• _What is expected_: Leaving the pictures aside, transcribe every line below exactly.

• _Information shown_:
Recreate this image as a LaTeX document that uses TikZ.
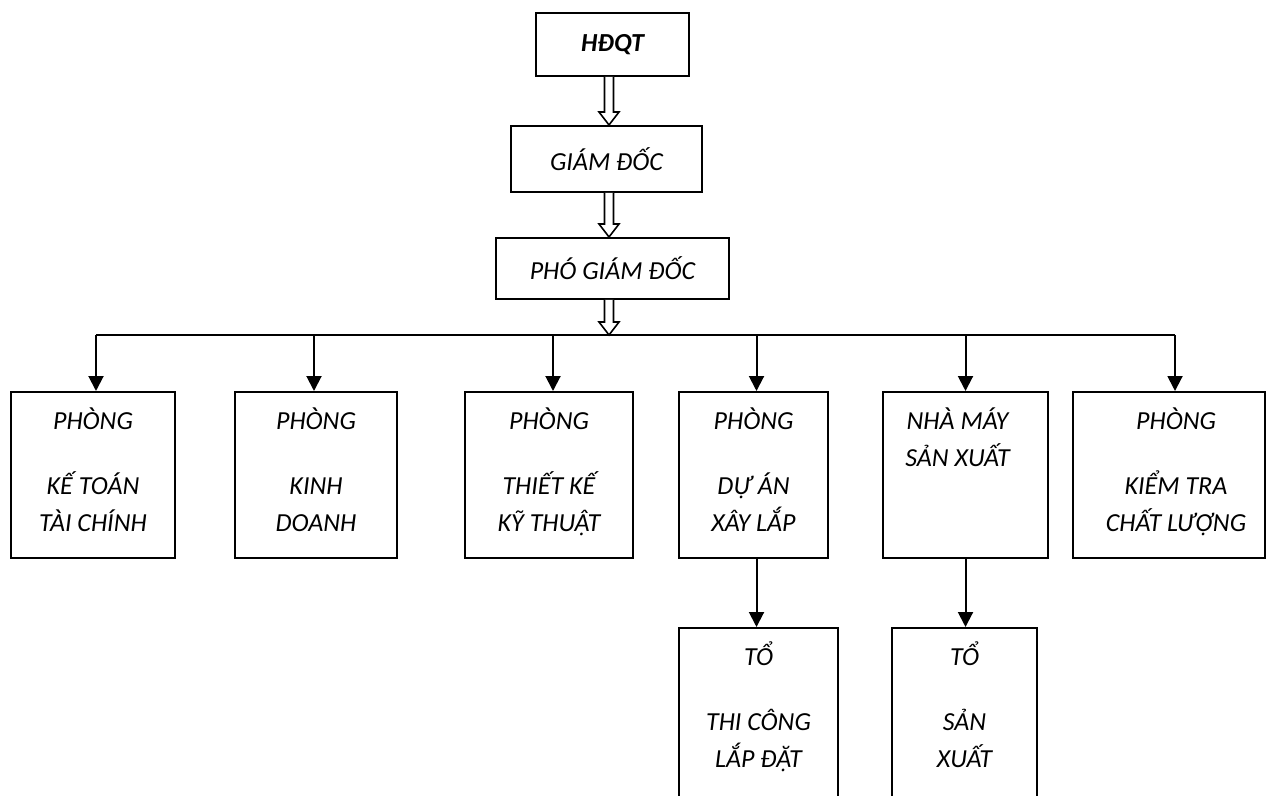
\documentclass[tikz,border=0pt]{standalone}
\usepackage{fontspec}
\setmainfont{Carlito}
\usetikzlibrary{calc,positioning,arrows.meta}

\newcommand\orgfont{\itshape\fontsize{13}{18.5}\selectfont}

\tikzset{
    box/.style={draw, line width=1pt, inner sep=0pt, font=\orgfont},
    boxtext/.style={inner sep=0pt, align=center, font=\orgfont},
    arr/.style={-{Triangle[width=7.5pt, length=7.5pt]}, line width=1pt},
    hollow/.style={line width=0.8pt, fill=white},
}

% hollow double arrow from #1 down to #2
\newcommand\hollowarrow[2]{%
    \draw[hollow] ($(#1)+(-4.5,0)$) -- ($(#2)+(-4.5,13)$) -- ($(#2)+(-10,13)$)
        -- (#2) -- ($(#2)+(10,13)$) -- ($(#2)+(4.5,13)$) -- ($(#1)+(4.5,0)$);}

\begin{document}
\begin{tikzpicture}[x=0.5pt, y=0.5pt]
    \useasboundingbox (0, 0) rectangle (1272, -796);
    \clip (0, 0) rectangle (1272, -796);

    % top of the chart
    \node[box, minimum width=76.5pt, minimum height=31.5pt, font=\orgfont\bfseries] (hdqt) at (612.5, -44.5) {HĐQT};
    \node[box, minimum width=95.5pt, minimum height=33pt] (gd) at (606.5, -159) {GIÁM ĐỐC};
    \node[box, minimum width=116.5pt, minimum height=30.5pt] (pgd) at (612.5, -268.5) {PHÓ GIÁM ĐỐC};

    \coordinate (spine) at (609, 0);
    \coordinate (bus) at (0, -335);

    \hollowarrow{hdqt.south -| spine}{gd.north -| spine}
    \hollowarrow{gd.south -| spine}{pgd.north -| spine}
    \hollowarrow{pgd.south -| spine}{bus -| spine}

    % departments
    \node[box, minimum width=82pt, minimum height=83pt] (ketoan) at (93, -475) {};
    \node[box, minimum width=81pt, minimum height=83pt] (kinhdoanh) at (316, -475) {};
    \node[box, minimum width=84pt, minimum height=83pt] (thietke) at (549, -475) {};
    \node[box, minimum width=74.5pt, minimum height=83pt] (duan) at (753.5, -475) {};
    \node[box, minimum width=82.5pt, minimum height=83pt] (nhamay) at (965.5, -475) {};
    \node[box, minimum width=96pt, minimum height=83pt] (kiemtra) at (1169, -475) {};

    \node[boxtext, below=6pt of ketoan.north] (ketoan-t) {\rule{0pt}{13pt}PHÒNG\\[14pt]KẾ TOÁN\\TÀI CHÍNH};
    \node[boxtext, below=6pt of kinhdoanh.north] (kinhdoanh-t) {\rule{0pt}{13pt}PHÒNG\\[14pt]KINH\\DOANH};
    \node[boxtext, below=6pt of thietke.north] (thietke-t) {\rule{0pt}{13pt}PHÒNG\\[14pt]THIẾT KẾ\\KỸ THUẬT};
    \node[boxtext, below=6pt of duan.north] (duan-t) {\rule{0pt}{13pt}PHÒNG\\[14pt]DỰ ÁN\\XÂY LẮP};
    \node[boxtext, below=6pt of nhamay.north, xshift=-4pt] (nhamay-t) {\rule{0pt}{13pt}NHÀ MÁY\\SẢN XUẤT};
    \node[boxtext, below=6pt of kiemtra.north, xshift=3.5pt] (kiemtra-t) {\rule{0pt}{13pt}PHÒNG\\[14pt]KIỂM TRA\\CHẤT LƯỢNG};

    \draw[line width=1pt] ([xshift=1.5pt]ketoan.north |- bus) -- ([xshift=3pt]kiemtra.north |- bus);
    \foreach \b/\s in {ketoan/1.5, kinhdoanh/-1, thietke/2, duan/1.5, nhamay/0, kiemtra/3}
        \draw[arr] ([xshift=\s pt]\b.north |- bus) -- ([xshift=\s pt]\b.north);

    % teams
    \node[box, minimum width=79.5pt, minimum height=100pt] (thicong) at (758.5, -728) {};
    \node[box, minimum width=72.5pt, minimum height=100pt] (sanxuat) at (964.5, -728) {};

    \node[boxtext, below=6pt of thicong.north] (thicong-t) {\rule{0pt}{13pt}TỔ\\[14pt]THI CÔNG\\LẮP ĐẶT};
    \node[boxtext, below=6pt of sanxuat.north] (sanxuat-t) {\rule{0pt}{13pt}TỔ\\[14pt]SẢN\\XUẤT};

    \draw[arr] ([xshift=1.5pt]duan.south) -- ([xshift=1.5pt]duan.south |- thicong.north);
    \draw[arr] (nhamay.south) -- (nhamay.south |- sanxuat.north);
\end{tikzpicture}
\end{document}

• _Output of the task_:
Recreate this image as a LaTeX document that uses TikZ.
\documentclass[tikz,border=0pt]{standalone}
\usepackage{fontspec}
\setmainfont{Carlito}
\usetikzlibrary{calc,positioning,arrows.meta}

\newcommand\orgfont{\itshape\fontsize{13}{18.5}\selectfont}

\tikzset{
    box/.style={draw, line width=1pt, inner sep=0pt, font=\orgfont},
    boxtext/.style={inner sep=0pt, align=center, font=\orgfont},
    arr/.style={-{Triangle[width=7.5pt, length=7.5pt]}, line width=1pt},
    hollow/.style={line width=0.8pt, fill=white},
}

% hollow double arrow from #1 down to #2
\newcommand\hollowarrow[2]{%
    \draw[hollow] ($(#1)+(-4.5,0)$) -- ($(#2)+(-4.5,13)$) -- ($(#2)+(-10,13)$)
        -- (#2) -- ($(#2)+(10,13)$) -- ($(#2)+(4.5,13)$) -- ($(#1)+(4.5,0)$);}

\begin{document}
\begin{tikzpicture}[x=0.5pt, y=0.5pt]
    \useasboundingbox (0, 0) rectangle (1272, -796);
    \clip (0, 0) rectangle (1272, -796);

    % top of the chart
    \node[box, minimum width=76.5pt, minimum height=31.5pt, font=\orgfont\bfseries] (hdqt) at (612.5, -44.5) {HĐQT};
    \node[box, minimum width=95.5pt, minimum height=33pt] (gd) at (606.5, -159) {GIÁM ĐỐC};
    \node[box, minimum width=116.5pt, minimum height=30.5pt] (pgd) at (612.5, -268.5) {PHÓ GIÁM ĐỐC};

    \coordinate (spine) at (609, 0);
    \coordinate (bus) at (0, -335);

    \hollowarrow{hdqt.south -| spine}{gd.north -| spine}
    \hollowarrow{gd.south -| spine}{pgd.north -| spine}
    \hollowarrow{pgd.south -| spine}{bus -| spine}

    % departments
    \node[box, minimum width=82pt, minimum height=83pt] (ketoan) at (93, -475) {};
    \node[box, minimum width=81pt, minimum height=83pt] (kinhdoanh) at (316, -475) {};
    \node[box, minimum width=84pt, minimum height=83pt] (thietke) at (549, -475) {};
    \node[box, minimum width=74.5pt, minimum height=83pt] (duan) at (753.5, -475) {};
    \node[box, minimum width=82.5pt, minimum height=83pt] (nhamay) at (965.5, -475) {};
    \node[box, minimum width=96pt, minimum height=83pt] (kiemtra) at (1169, -475) {};

    \node[boxtext, below=6pt of ketoan.north] (ketoan-t) {\rule{0pt}{13pt}PHÒNG\\[14pt]KẾ TOÁN\\TÀI CHÍNH};
    \node[boxtext, below=6pt of kinhdoanh.north] (kinhdoanh-t) {\rule{0pt}{13pt}PHÒNG\\[14pt]KINH\\DOANH};
    \node[boxtext, below=6pt of thietke.north] (thietke-t) {\rule{0pt}{13pt}PHÒNG\\[14pt]THIẾT KẾ\\KỸ THUẬT};
    \node[boxtext, below=6pt of duan.north] (duan-t) {\rule{0pt}{13pt}PHÒNG\\[14pt]DỰ ÁN\\XÂY LẮP};
    \node[boxtext, below=6pt of nhamay.north, xshift=-4pt] (nhamay-t) {\rule{0pt}{13pt}NHÀ MÁY\\SẢN XUẤT};
    \node[boxtext, below=6pt of kiemtra.north, xshift=3.5pt] (kiemtra-t) {\rule{0pt}{13pt}PHÒNG\\[14pt]KIỂM TRA\\CHẤT LƯỢNG};

    \draw[line width=1pt] ([xshift=1.5pt]ketoan.north |- bus) -- ([xshift=3pt]kiemtra.north |- bus);
    \foreach \b/\s in {ketoan/1.5, kinhdoanh/-1, thietke/2, duan/1.5, nhamay/0, kiemtra/3}
        \draw[arr] ([xshift=\s pt]\b.north |- bus) -- ([xshift=\s pt]\b.north);

    % teams
    \node[box, minimum width=79.5pt, minimum height=100pt] (thicong) at (758.5, -728) {};
    \node[box, minimum width=72.5pt, minimum height=100pt] (sanxuat) at (964.5, -728) {};

    \node[boxtext, below=6pt of thicong.north] (thicong-t) {\rule{0pt}{13pt}TỔ\\[14pt]THI CÔNG\\LẮP ĐẶT};
    \node[boxtext, below=6pt of sanxuat.north] (sanxuat-t) {\rule{0pt}{13pt}TỔ\\[14pt]SẢN\\XUẤT};

    \draw[arr] ([xshift=1.5pt]duan.south) -- ([xshift=1.5pt]duan.south |- thicong.north);
    \draw[arr] (nhamay.south) -- (nhamay.south |- sanxuat.north);
\end{tikzpicture}
\end{document}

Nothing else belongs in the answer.